Motivations for client to server masking are described in the FAQ. This section covers different proposals for the masking mechanism.
[key1][masked frame1] [key2][masked frame 2] ..... [keyN][masked frame N]
PROS:
- All bytes other than the key are masked. This prevents an attacker from using frame fields like the length to send "clear text"
CONS:
- Masking is not independent of framing - poor layered protocol design.
- All WS handling that needs to be aware of frame boundaries will need to implement masking. This will mean that more infrastructure will have masking hard coded into it, thus it will soon become very difficult, if not impossible to change framing as it will be baked into WS aware intermediaries.

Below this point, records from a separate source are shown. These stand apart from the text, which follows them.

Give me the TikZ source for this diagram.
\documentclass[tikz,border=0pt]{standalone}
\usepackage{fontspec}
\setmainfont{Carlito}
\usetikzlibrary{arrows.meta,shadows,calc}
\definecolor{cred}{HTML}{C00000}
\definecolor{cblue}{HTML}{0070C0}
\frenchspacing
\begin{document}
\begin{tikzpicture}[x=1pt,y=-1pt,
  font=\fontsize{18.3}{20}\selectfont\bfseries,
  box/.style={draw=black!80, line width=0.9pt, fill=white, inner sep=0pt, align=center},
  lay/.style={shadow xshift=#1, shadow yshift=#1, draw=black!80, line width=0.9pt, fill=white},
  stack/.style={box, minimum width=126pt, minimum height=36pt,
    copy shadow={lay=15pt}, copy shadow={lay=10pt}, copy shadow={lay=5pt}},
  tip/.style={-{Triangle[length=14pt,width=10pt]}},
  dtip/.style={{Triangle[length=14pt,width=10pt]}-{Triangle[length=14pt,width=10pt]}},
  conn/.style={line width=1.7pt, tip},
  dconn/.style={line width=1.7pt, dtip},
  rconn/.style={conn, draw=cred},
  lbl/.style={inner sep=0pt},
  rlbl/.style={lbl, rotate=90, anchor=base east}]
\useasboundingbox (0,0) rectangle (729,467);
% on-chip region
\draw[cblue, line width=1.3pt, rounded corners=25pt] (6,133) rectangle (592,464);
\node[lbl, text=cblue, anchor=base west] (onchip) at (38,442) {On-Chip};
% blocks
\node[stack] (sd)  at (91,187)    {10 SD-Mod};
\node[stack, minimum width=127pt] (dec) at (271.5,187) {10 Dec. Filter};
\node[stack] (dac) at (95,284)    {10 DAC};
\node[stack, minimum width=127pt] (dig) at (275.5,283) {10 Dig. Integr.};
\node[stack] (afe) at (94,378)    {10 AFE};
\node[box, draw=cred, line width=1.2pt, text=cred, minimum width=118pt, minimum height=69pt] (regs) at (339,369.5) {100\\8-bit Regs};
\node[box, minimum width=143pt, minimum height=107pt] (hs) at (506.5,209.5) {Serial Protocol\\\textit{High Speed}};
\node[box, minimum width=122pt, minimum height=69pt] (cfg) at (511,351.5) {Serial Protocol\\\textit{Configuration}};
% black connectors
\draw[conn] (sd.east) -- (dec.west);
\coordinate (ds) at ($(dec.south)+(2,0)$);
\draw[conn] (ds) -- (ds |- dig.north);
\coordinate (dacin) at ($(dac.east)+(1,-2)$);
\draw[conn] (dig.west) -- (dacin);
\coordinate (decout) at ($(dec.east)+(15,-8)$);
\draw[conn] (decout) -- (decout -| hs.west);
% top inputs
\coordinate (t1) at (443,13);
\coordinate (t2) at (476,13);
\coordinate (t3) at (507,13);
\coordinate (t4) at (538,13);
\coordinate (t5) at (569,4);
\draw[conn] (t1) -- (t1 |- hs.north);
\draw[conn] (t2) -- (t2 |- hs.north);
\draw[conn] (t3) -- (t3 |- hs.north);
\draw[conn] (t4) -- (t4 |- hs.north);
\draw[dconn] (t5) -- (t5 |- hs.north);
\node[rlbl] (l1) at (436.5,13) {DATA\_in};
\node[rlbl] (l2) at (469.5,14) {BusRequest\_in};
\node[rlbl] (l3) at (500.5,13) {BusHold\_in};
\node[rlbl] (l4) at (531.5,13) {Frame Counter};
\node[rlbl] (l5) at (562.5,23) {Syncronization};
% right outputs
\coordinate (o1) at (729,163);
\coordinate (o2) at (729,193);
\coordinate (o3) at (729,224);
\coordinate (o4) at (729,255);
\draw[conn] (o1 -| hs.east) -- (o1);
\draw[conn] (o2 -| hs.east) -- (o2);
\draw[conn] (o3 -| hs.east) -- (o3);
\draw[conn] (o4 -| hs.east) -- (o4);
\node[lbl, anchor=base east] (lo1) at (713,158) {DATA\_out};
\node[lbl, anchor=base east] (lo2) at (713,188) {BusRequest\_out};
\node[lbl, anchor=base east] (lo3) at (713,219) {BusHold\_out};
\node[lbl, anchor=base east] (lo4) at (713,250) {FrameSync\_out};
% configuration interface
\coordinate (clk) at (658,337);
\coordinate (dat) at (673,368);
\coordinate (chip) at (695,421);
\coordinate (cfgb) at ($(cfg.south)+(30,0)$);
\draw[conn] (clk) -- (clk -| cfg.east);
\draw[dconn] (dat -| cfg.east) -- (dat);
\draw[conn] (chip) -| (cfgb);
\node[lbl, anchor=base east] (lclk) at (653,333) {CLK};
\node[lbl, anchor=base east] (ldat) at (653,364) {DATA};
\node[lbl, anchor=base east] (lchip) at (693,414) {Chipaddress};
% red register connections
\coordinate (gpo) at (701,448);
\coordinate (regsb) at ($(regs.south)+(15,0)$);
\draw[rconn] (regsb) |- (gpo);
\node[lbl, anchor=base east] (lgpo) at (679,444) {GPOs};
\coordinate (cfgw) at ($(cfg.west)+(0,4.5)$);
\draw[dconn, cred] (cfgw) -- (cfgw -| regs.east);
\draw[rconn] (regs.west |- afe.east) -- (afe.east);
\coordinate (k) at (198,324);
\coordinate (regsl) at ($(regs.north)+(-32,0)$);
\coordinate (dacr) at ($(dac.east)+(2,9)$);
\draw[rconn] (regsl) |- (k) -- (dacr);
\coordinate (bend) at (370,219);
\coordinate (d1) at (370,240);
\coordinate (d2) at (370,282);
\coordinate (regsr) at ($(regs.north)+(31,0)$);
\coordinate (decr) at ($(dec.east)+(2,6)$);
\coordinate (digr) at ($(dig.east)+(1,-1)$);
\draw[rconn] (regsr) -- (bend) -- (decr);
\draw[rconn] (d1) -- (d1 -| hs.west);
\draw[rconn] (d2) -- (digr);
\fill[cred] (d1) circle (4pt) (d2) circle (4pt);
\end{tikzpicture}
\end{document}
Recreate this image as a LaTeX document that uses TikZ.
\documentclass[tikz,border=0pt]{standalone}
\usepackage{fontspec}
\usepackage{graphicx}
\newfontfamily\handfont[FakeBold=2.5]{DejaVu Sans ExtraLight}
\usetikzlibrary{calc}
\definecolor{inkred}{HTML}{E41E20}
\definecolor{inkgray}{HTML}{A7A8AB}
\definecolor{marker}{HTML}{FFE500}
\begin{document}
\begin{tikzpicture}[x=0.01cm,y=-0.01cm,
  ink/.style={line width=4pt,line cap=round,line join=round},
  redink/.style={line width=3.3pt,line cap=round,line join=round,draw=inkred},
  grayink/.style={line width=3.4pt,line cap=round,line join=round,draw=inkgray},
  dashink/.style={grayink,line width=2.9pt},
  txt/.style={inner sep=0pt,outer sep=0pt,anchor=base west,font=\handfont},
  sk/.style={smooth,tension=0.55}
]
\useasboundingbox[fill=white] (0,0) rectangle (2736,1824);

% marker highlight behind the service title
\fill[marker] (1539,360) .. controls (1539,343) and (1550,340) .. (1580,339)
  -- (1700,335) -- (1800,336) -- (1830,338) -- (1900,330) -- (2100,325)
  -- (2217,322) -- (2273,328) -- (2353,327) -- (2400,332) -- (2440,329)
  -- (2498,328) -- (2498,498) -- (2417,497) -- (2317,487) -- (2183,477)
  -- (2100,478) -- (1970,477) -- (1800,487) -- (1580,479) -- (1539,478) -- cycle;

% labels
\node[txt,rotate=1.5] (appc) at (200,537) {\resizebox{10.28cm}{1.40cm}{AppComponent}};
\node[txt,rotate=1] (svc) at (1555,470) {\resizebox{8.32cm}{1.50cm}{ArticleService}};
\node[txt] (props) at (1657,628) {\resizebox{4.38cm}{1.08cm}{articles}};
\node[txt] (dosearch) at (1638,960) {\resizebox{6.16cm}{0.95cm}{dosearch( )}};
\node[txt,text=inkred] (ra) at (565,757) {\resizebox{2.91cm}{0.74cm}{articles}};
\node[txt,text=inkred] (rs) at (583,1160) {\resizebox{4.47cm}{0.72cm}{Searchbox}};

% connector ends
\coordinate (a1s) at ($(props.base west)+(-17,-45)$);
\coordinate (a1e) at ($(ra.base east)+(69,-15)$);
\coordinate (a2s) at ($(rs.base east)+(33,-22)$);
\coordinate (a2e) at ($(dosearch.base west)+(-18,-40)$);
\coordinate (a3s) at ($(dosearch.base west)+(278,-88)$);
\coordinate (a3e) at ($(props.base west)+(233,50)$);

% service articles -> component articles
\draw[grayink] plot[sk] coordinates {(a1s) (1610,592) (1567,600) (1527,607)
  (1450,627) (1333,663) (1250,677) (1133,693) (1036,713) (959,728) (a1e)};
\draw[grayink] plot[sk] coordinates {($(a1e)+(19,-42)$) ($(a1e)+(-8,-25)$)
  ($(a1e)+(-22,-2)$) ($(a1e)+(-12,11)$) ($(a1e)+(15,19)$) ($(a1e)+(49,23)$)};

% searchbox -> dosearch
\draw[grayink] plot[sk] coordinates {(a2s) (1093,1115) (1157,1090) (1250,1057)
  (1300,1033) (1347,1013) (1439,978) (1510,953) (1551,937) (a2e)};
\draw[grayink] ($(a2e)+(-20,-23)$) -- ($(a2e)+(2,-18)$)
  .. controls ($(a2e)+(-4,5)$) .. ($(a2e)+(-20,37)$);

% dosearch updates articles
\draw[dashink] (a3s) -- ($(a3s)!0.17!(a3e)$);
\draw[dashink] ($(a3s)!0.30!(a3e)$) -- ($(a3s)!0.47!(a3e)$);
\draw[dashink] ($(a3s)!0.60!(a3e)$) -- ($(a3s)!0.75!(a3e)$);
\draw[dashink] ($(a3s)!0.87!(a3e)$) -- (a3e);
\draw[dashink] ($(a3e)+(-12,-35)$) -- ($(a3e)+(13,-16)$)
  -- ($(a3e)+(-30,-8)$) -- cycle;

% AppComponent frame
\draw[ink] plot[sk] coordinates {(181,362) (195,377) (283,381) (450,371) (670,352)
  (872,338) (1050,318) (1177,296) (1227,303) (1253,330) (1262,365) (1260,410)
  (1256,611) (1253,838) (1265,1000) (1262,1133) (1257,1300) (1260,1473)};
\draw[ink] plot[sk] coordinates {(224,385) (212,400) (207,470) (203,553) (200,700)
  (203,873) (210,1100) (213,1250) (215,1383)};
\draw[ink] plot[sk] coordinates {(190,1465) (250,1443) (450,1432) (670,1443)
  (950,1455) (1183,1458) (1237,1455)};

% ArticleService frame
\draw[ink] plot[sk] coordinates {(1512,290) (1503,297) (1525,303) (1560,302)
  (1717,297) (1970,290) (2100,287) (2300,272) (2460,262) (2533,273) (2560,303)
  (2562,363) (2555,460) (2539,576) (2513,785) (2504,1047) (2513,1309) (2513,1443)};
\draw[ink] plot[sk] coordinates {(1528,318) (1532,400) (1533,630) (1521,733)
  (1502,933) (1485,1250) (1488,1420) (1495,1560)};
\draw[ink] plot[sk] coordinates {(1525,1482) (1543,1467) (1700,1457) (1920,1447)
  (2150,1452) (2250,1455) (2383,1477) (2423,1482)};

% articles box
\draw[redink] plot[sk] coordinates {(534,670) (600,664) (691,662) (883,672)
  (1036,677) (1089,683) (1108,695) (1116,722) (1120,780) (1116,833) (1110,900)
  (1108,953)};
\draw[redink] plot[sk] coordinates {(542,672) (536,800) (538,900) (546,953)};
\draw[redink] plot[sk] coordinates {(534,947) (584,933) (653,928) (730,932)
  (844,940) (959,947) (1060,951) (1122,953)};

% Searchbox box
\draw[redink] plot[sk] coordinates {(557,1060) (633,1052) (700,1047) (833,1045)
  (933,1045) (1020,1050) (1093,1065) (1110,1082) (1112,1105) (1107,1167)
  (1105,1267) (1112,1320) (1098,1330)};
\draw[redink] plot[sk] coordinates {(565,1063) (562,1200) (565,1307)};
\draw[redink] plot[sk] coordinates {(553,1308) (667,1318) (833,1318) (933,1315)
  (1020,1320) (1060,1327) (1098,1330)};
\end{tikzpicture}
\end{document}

- Intermediaries that do not care about content will still need to unmask and remask the frames.
- The parser/generator code for WS becomes more complex and asymmetric because it must implement masking for some WS streams but not for others.
- Unmasking cannot be done as single optimised pass over the data, but must be done on-the-fly in the parsing code.
- The options for masking algorithms is limited. For example session based keys could not be used in a MUX environment as the session key would need to be known to access the extension data to know the stream ID, so the session ID could be known so you can't know the session key. While session based masking may not be desirable for other reasons, this limitation indicates a fundamental limitation of the masked frame approach.
[key1, masked payload 1] [key2, masked payload 2] ..... [keyN, masked payload N]
PROS:
- Masking is independent of framing. Good layered protocol design.
- Intermediaries that do not process the payload will not need to implement masking. This saves CPU, memory and also will make it easier to change and/or remove masking in future.
- WS parsing code is simple and symmetric.
- session based masking algorithms can be used if desired.
- Can utilise the extension data space to carry the key - thus testing the implementation of the parsing of extension data length and preventing implementations assuming this will be zero.
CONS:
- The frame op-code, flags and length are sent in the clear. Of these, an attacker has reasonable control over the length field, so could conceivably send 8 characters including "GET\n" as the length (although this would be very difficult to do via the current javascript API. There are also simple heuristic defences for this, such as fragmenting any frame that has a length that is all ascii and has a CR).
In summary, mask in frame is far more flexible, low cost and demonstrable better design, at cost of exposing a very very unlikely subcase of an already very very unlikely vulnerability to an as of yet undiscovered threat, of which an exploitable variation is already in the wild using non ws clients.
The content of this page was last updated on 2011-02-25. It was migrated from the old Trac wiki on 2023-01-21.